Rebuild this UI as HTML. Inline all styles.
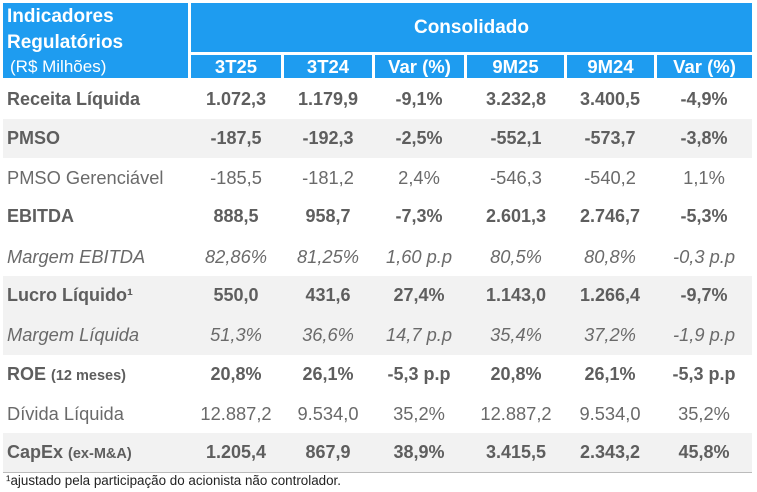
<!DOCTYPE html><html><head><meta charset="utf-8"><style>
body{margin:0;width:757px;height:492px;background:#fff;font-family:"Liberation Sans",sans-serif;position:relative;overflow:hidden}
.b{position:absolute;background:#1e9cf0;color:#fff}
.r{position:absolute;left:3px;width:749px;height:39.3px}
.r.g{background:#f2f2f2}
.c{position:absolute;top:0;height:39px;line-height:39px;font-size:18.3px;color:#6a6a6a;text-align:center;white-space:nowrap}
.l{left:4px;text-align:left}
.bo .c{font-weight:bold;color:#5e5e5e;font-size:18px}
.it .c{font-style:italic}
.h{top:55px;height:23px;line-height:23px;text-align:center;font-weight:bold;font-size:18.5px}
</style></head><body>
<div class="b" style="left:3px;top:3px;width:185px;height:75px"></div>
<div style="position:absolute;left:7px;top:4px;color:#fff;font-weight:bold;font-size:19px;line-height:26px">Indicadores<br>Regulatórios</div>
<div style="position:absolute;left:10px;top:56px;color:#fff;font-size:17px;line-height:22px">(R$ Milhões)</div>
<div class="b" style="left:191px;top:3px;width:561px;height:49px;line-height:49px;text-align:center;font-weight:bold;font-size:19px">Consolidado</div>
<div class="b h" style="left:191px;width:90px">3T25</div>
<div class="b h" style="left:284px;width:88px">3T24</div>
<div class="b h" style="left:375px;width:89px">Var (%)</div>
<div class="b h" style="left:467px;width:97px">9M25</div>
<div class="b h" style="left:567px;width:87px">9M24</div>
<div class="b h" style="left:657px;width:95px">Var (%)</div>
<div id="t"></div>
<div style="position:absolute;left:3px;top:472px;width:749px;height:1px;background:#bbb"></div>
<div style="position:absolute;left:6px;top:473px;font-size:13.4px;line-height:16px;color:#222">¹ajustado pela participação do acionista não controlador.</div>
<script>
var rows=[
["bo","","Receita Líquida","1.072,3","1.179,9","-9,1%","3.232,8","3.400,5","-4,9%"],
["bo","g","PMSO","-187,5","-192,3","-2,5%","-552,1","-573,7","-3,8%"],
["","","PMSO Gerenciável","-185,5","-181,2","2,4%","-546,3","-540,2","1,1%"],
["bo","","EBITDA","888,5","958,7","-7,3%","2.601,3","2.746,7","-5,3%"],
["it","","Margem EBITDA","82,86%","81,25%","1,60 p.p","80,5%","80,8%","-0,3 p.p"],
["bo","g","Lucro Líquido¹","550,0","431,6","27,4%","1.143,0","1.266,4","-9,7%"],
["it","g","Margem Líquida","51,3%","36,6%","14,7 p.p","35,4%","37,2%","-1,9 p.p"],
["bo","","ROE <span style='font-size:14.5px'>(12 meses)</span>","20,8%","26,1%","-5,3 p.p","20,8%","26,1%","-5,3 p.p"],
["","","Dívida Líquida","12.887,2","9.534,0","35,2%","12.887,2","9.534,0","35,2%"],
["bo","g","CapEx <span style='font-size:14.5px'>(ex-M&amp;A)</span>","1.205,4","867,9","38,9%","3.415,5","2.343,2","45,8%"]];
var cx=[236,328,419,516,610,704],h="";
rows.forEach(function(r,i){h+='<div class="r '+r[0]+' '+r[1]+'" style="top:'+(79.5+i*39.3)+'px"><div class="c l">'+r[2]+'</div>';
for(var j=0;j<6;j++)h+='<div class="c" style="left:'+(cx[j]-3-50)+'px;width:100px">'+r[3+j]+'</div>';h+='</div>';});
document.getElementById("t").innerHTML=h;
</script>
</body></html>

DIRECTIONS FOR THIS TASK. Your task is to repeat the material above exactly, without its pictures.

WORKED SOLUTION.
Rebuild this UI as HTML. Inline all styles.
<!DOCTYPE html><html><head><meta charset="utf-8"><style>
body{margin:0;width:757px;height:492px;background:#fff;font-family:"Liberation Sans",sans-serif;position:relative;overflow:hidden}
.b{position:absolute;background:#1e9cf0;color:#fff}
.r{position:absolute;left:3px;width:749px;height:39.3px}
.r.g{background:#f2f2f2}
.c{position:absolute;top:0;height:39px;line-height:39px;font-size:18.3px;color:#6a6a6a;text-align:center;white-space:nowrap}
.l{left:4px;text-align:left}
.bo .c{font-weight:bold;color:#5e5e5e;font-size:18px}
.it .c{font-style:italic}
.h{top:55px;height:23px;line-height:23px;text-align:center;font-weight:bold;font-size:18.5px}
</style></head><body>
<div class="b" style="left:3px;top:3px;width:185px;height:75px"></div>
<div style="position:absolute;left:7px;top:4px;color:#fff;font-weight:bold;font-size:19px;line-height:26px">Indicadores<br>Regulatórios</div>
<div style="position:absolute;left:10px;top:56px;color:#fff;font-size:17px;line-height:22px">(R$ Milhões)</div>
<div class="b" style="left:191px;top:3px;width:561px;height:49px;line-height:49px;text-align:center;font-weight:bold;font-size:19px">Consolidado</div>
<div class="b h" style="left:191px;width:90px">3T25</div>
<div class="b h" style="left:284px;width:88px">3T24</div>
<div class="b h" style="left:375px;width:89px">Var (%)</div>
<div class="b h" style="left:467px;width:97px">9M25</div>
<div class="b h" style="left:567px;width:87px">9M24</div>
<div class="b h" style="left:657px;width:95px">Var (%)</div>
<div id="t"></div>
<div style="position:absolute;left:3px;top:472px;width:749px;height:1px;background:#bbb"></div>
<div style="position:absolute;left:6px;top:473px;font-size:13.4px;line-height:16px;color:#222">¹ajustado pela participação do acionista não controlador.</div>
<script>
var rows=[
["bo","","Receita Líquida","1.072,3","1.179,9","-9,1%","3.232,8","3.400,5","-4,9%"],
["bo","g","PMSO","-187,5","-192,3","-2,5%","-552,1","-573,7","-3,8%"],
["","","PMSO Gerenciável","-185,5","-181,2","2,4%","-546,3","-540,2","1,1%"],
["bo","","EBITDA","888,5","958,7","-7,3%","2.601,3","2.746,7","-5,3%"],
["it","","Margem EBITDA","82,86%","81,25%","1,60 p.p","80,5%","80,8%","-0,3 p.p"],
["bo","g","Lucro Líquido¹","550,0","431,6","27,4%","1.143,0","1.266,4","-9,7%"],
["it","g","Margem Líquida","51,3%","36,6%","14,7 p.p","35,4%","37,2%","-1,9 p.p"],
["bo","","ROE <span style='font-size:14.5px'>(12 meses)</span>","20,8%","26,1%","-5,3 p.p","20,8%","26,1%","-5,3 p.p"],
["","","Dívida Líquida","12.887,2","9.534,0","35,2%","12.887,2","9.534,0","35,2%"],
["bo","g","CapEx <span style='font-size:14.5px'>(ex-M&amp;A)</span>","1.205,4","867,9","38,9%","3.415,5","2.343,2","45,8%"]];
var cx=[236,328,419,516,610,704],h="";
rows.forEach(function(r,i){h+='<div class="r '+r[0]+' '+r[1]+'" style="top:'+(79.5+i*39.3)+'px"><div class="c l">'+r[2]+'</div>';
for(var j=0;j<6;j++)h+='<div class="c" style="left:'+(cx[j]-3-50)+'px;width:100px">'+r[3+j]+'</div>';h+='</div>';});
document.getElementById("t").innerHTML=h;
</script>
</body></html>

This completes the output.